La Chiesa invita con forza i paesi europei a dare sempre prova di fraternità e solidarietà verso i migranti per costruire un mondo dal volto umano, in cui i più poveri possano essere sostenuti dai più ricchi e in cui la dignità umana sia rispettata e promossa. Papa Francesco ha coraggiosamente denunciato “la globalizzazione dell’indifferenza” a Lampedusa, in Italia, all’indomani della sua elezione. 
 
Signore e signori, onorevoli invitati, vorrei concludere il mio intervento con un forte invito a considerare il futuro dell’Europa e dell’Africa con ottimismo. La storia dell’umanità mostra bene come nel corso dei secoli l’umanità abbia reagito a tutte le violenze sorte nel mondo e perseguito con sicurezza l’opera della creazione. 
 
Sappiamo bene quanto siamo più forti quando lavoriamo mano nella mano.
 
Di fronte alle sfide del XXI secolo, Africa ed Europa hanno più cose che le uniscono di quante le dividano.

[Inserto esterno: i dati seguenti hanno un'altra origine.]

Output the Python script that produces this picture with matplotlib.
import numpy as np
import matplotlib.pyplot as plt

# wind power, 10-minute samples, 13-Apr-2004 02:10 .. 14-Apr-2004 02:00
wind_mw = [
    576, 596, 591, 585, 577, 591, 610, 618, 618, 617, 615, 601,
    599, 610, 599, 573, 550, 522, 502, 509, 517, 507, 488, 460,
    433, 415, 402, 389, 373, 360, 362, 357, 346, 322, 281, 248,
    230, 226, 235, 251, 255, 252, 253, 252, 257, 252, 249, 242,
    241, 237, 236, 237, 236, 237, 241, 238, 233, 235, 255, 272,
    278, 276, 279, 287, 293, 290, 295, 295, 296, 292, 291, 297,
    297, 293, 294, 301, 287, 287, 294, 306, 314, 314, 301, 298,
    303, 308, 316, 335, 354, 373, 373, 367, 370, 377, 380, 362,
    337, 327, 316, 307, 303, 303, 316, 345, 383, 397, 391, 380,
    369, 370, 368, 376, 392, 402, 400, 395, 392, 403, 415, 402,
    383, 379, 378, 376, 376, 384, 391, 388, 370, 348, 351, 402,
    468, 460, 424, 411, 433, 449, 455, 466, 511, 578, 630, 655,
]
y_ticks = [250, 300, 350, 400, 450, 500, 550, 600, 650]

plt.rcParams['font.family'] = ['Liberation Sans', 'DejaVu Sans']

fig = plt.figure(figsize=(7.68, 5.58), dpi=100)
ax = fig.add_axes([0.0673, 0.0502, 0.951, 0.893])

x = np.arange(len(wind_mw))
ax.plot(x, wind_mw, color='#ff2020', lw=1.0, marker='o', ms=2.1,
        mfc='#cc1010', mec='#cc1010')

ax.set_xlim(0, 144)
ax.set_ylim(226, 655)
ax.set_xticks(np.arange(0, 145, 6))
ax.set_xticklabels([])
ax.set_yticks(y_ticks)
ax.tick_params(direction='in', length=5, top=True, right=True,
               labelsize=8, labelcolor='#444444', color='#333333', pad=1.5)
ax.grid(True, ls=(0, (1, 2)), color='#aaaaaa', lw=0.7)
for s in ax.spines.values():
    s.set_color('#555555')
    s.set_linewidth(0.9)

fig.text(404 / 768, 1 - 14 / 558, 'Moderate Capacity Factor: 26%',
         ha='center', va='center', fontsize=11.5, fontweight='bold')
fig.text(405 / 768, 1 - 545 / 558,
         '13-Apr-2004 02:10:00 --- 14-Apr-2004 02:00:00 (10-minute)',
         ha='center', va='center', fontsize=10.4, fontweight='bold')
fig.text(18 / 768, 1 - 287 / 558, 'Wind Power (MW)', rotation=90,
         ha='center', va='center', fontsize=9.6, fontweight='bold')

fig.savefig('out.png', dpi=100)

I nostri continenti sono confrontati a sfide comuni. Condividiamo una storia che dura ormai da molti secoli. Dal cambiamento climatico alle migrazioni, alla realizzazione dello sviluppo economico sostenibile, alla lotta contro il terrorismo e l’estremismo violento, abbiamo questioni da affrontare insieme. Insieme dobbiamo lavorare per costruire un futuro comune e assumere congiuntamente i grandi nodi globali della nostra epoca. 
 
La Chiesa resta impegnata a fianco di tutti i popoli perché si determini nel mondo la riconciliazione, la giustizia, la pace autentica e duratura.